Zé Beirão cedo passou a deslocar-se a Guimarães, sempre
acompanhado com novos aderentes, com sugestões e propostas enriquecedoras. Foi
um incondicional apoiante da ANCU. E foi também ele que convidou o atual
presidente a aderir ao projeto, que veio a assumir em plenitude. É por isso que
faço questão em exarar neste prefácio a transparência de como a ANCU não foi
criada para exibicionismo dos seus fundadores, dirigentes ou qualquer outra
intenção.
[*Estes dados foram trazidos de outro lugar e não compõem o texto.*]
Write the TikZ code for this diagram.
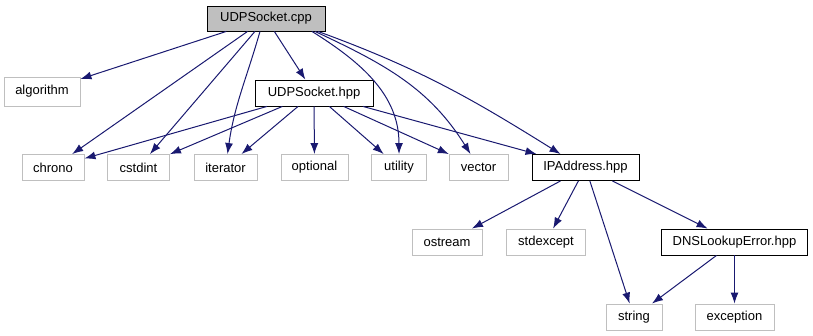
\documentclass[tikz,border=0pt]{standalone}
\usepackage{fontspec}
\setmainfont{Liberation Sans}
\usetikzlibrary{arrows.meta}

\definecolor{edgeblue}{HTML}{191970}
\definecolor{boxgray}{HTML}{BFBFBF}

\begin{document}
\begin{tikzpicture}[x=1pt,y=1pt,
  font=\fontsize{13}{15}\selectfont,
  file/.style={draw,line width=0.9pt,inner sep=0pt,minimum height=26pt},
  sysfile/.style={file,draw=boxgray},
  srcfile/.style={file,draw=black},
  mainfile/.style={srcfile,fill=boxgray},
  dep/.style={draw=edgeblue,line width=1pt,-{Latex[length=11pt,width=8pt]}}]
  \useasboundingbox (0,0) rectangle (813,-336);

  % top level
  \node[mainfile,minimum width=118pt,minimum height=25pt] (cpp) at (266,-18.5) {UDPSocket.cpp};
  \node[sysfile,minimum width=76pt,minimum height=29pt] (algorithm) at (42,-91.5) {algorithm};
  \node[srcfile,minimum width=118pt] (hpp) at (314,-93) {UDPSocket.hpp};

  % headers row
  \node[sysfile,minimum width=62pt] (chrono) at (53,-167.5) {chrono};
  \node[sysfile,minimum width=62pt] (cstdint) at (138.5,-167.5) {cstdint};
  \node[sysfile,minimum width=63pt] (iterator) at (225.5,-167.5) {iterator};
  \node[sysfile,minimum width=67pt] (optional) at (314.5,-167.5) {optional};
  \node[sysfile,minimum width=55pt] (utility) at (399,-167.5) {utility};
  \node[sysfile,minimum width=59pt] (vector) at (478.5,-167.5) {vector};
  \node[srcfile,minimum width=107pt] (ipaddr) at (585.5,-167.5) {IPAddress.hpp};

  % IPAddress includes
  \node[sysfile,minimum width=70pt] (ostream) at (447,-242) {ostream};
  \node[sysfile,minimum width=79pt] (stdexcept) at (546,-242) {stdexcept};
  \node[srcfile,minimum width=146pt] (dns) at (734.5,-242) {DNSLookupError.hpp};
  \node[sysfile,minimum width=56pt] (string) at (634,-317) {string};
  \node[sysfile,minimum width=79pt] (exception) at (734.5,-317) {exception};

  % UDPSocket.cpp
  \draw[dep] (cpp) -- (algorithm);
  \draw[dep] (cpp) -- (chrono);
  \draw[dep] (cpp) -- (cstdint);
  \draw[dep] ([xshift=-6pt]cpp.south) to[out=-106,in=82] ([xshift=2pt]iterator.north);
  \draw[dep] (cpp) -- (hpp);
  \draw[dep] ([xshift=46pt]cpp.south) to[out=-32,in=90] (utility.north);
  \draw[dep] ([xshift=49pt]cpp.south) to[out=-25,in=122] ([xshift=-8pt]vector.north);
  \draw[dep] ([xshift=52pt]cpp.south) to[out=-20,in=148] ([xshift=-25pt]ipaddr.north);

  % UDPSocket.hpp
  \foreach \dst in {chrono,cstdint,iterator,optional,utility,vector,ipaddr}
    \draw[dep] (hpp) -- (\dst);

  % IPAddress.hpp
  \foreach \dst in {ostream,stdexcept,string,dns}
    \draw[dep] (ipaddr) -- (\dst);

  % DNSLookupError.hpp
  \draw[dep] (dns) -- (string);
  \draw[dep] (dns) -- (exception);
\end{tikzpicture}
\end{document}
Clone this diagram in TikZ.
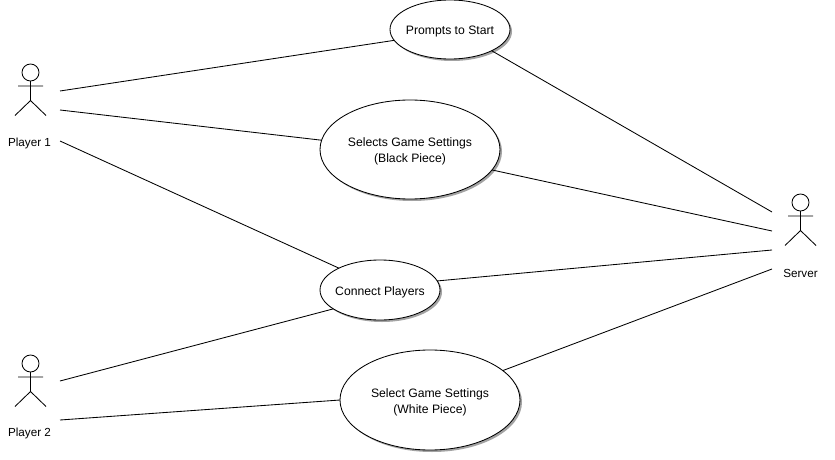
\documentclass[tikz,border=0pt]{standalone}
\usepackage{fontspec}
\setmainfont{Liberation Sans}
\usetikzlibrary{shapes.geometric,shadows}
\newcommand{\dropstrut}{\rule{0pt}{13pt}}
\newcommand{\narrowline}[1]{\makebox[70pt]{\dropstrut #1}}
\tikzset{
  every node/.style={font=\fontsize{12.2}{16}\selectfont},
  conn/.style={draw=black,line width=0.85pt},
  usecase/.style={ellipse,draw=black,line width=0.85pt,fill=white,inner sep=0pt,outer sep=0pt,align=center,
    drop shadow={shadow xshift=2pt,shadow yshift=-2pt,fill=black!45,opacity=0.8}},
  actorlabel/.style={inner sep=0pt,anchor=center,font=\fontsize{11.7}{15}\selectfont},
  actor/.pic={
    \draw[line width=0.85pt] (0,0) circle[radius=8.5];
    \draw[line width=0.85pt] (0,8.5) -- (0,28) (-12.5,13.5) -- (12.5,13.5)
      (-15.5,43) -- (0,28) -- (15.5,43);
  }
}
\begin{document}
\begin{tikzpicture}[x=1pt,y=-1pt]
\useasboundingbox[fill=white] (0,0) rectangle (835,460);
\pic at (30.5,72.5) {actor};
\pic at (30.5,363.5) {actor};
\pic at (800.5,202.5) {actor};
\node[actorlabel] (p1) at (29.5,143.5) {Player 1};
\node[actorlabel] (p2) at (29.5,433.5) {Player 2};
\node[actorlabel] (srv) at (800.5,273.5) {Server};
\coordinate (p1a) at (60,91);
\coordinate (p1b) at (60,110);
\coordinate (p1c) at (60,141);
\coordinate (p2a) at (60,381);
\coordinate (p2b) at (60,420);
\coordinate (sa) at (772,212);
\coordinate (sb) at (772,231);
\coordinate (sc) at (772,250);
\coordinate (sd) at (772,269);
\node[usecase,minimum width=120pt,minimum height=59pt] (prompt) at (450,29.5) {\narrowline{Prompts to Start}};
\node[usecase,minimum width=180pt,minimum height=99pt] (black) at (410,149.5) {\dropstrut Selects Game Settings\\(Black Piece)};
\node[usecase,minimum width=120pt,minimum height=60pt] (connect) at (380,290) {\narrowline{Connect Players}};
\node[usecase,minimum width=180pt,minimum height=100pt] (white) at (430,400) {\dropstrut Select Game Settings\\(White Piece)};
\draw[conn] (p1a) -- (prompt.191);
\draw[conn] (p1b) -- (black.174.3);
\draw[conn] (p1c) -- (connect.152.2);
\draw[conn] (p2a) -- (connect.202.2);
\draw[conn] (p2b) -- (white.180);
\draw[conn] (prompt.333.4) -- (sa);
\draw[conn] (black.346.5) -- (sb);
\draw[conn] (connect.9.5) -- (sc);
\draw[conn] (white.22.9) -- (sd);
\end{tikzpicture}
\end{document}
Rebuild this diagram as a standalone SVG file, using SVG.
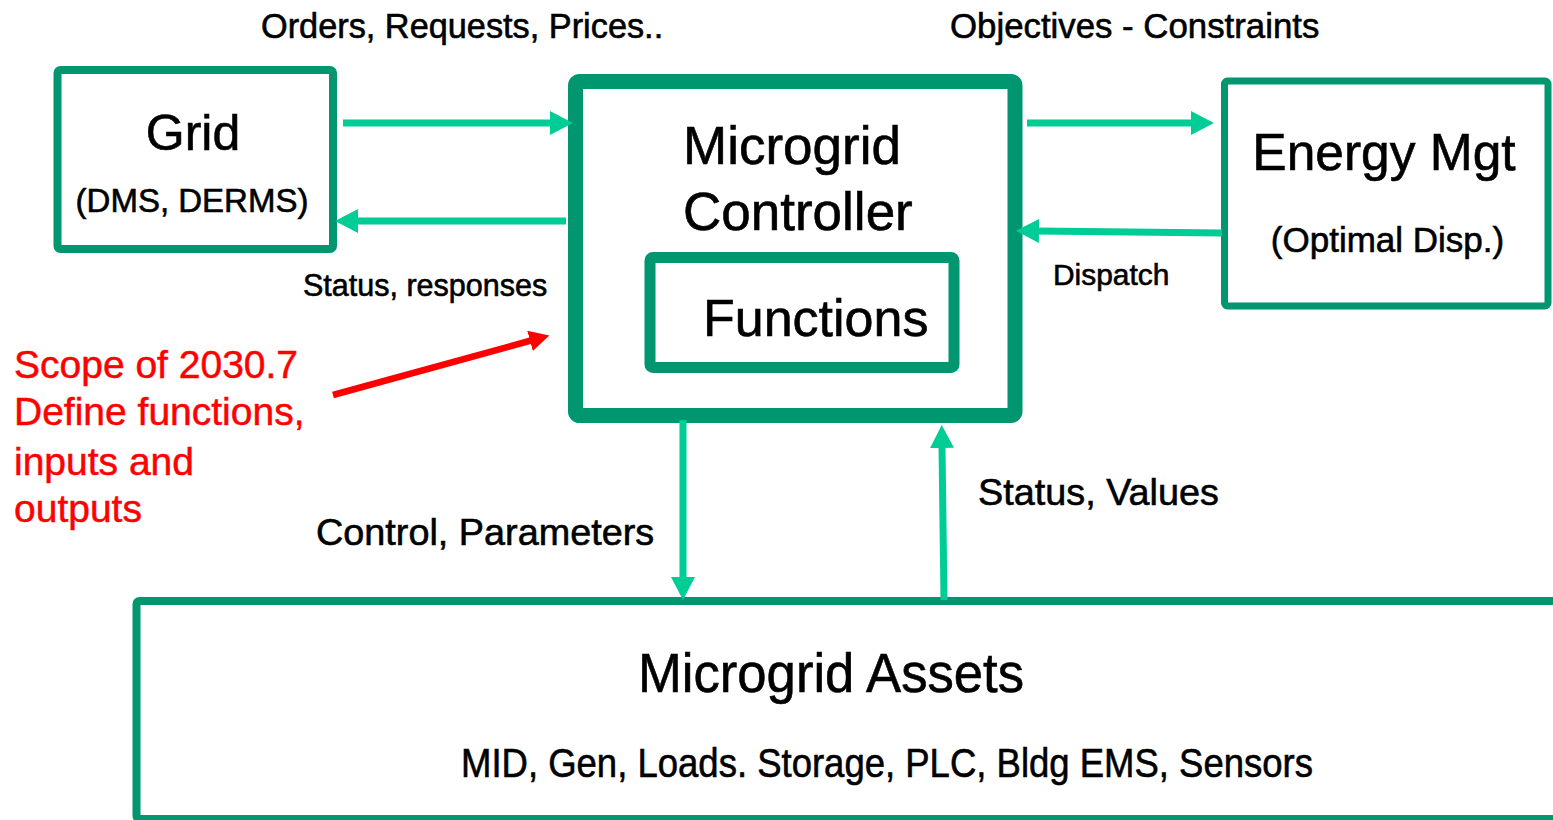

Mas para afirmar que Tondela mereceu a sede nacional, e,
coerentemente, a autarquia local e a benemerência de alguns associados
apostaram em garantir instalações condignas, ao contrário do que os políticos
da cidade berço minhota fizeram em vinte anos.
A ANCU não é apenas mais uma Associação de Combatentes.
Deve-se-lhe a Paternidade da ideia da construção do Monumento aos Combatentes
do Ultramar em Lisboa, na Zona de Belém, perto do Forte do Bom Sucesso. Mesmo
que não tivesse outras coisas de que se orgulhar, a paternidade do Monumento
bastará.
Graças ao Zé Beirão e ao Dr. António Ferraz, seu presidente desde 2002, a ANCU continua viva e recomenda-se. Tondela também lhes deve muito. O livro que será apresentado amanhã é disso um exemplo vivo.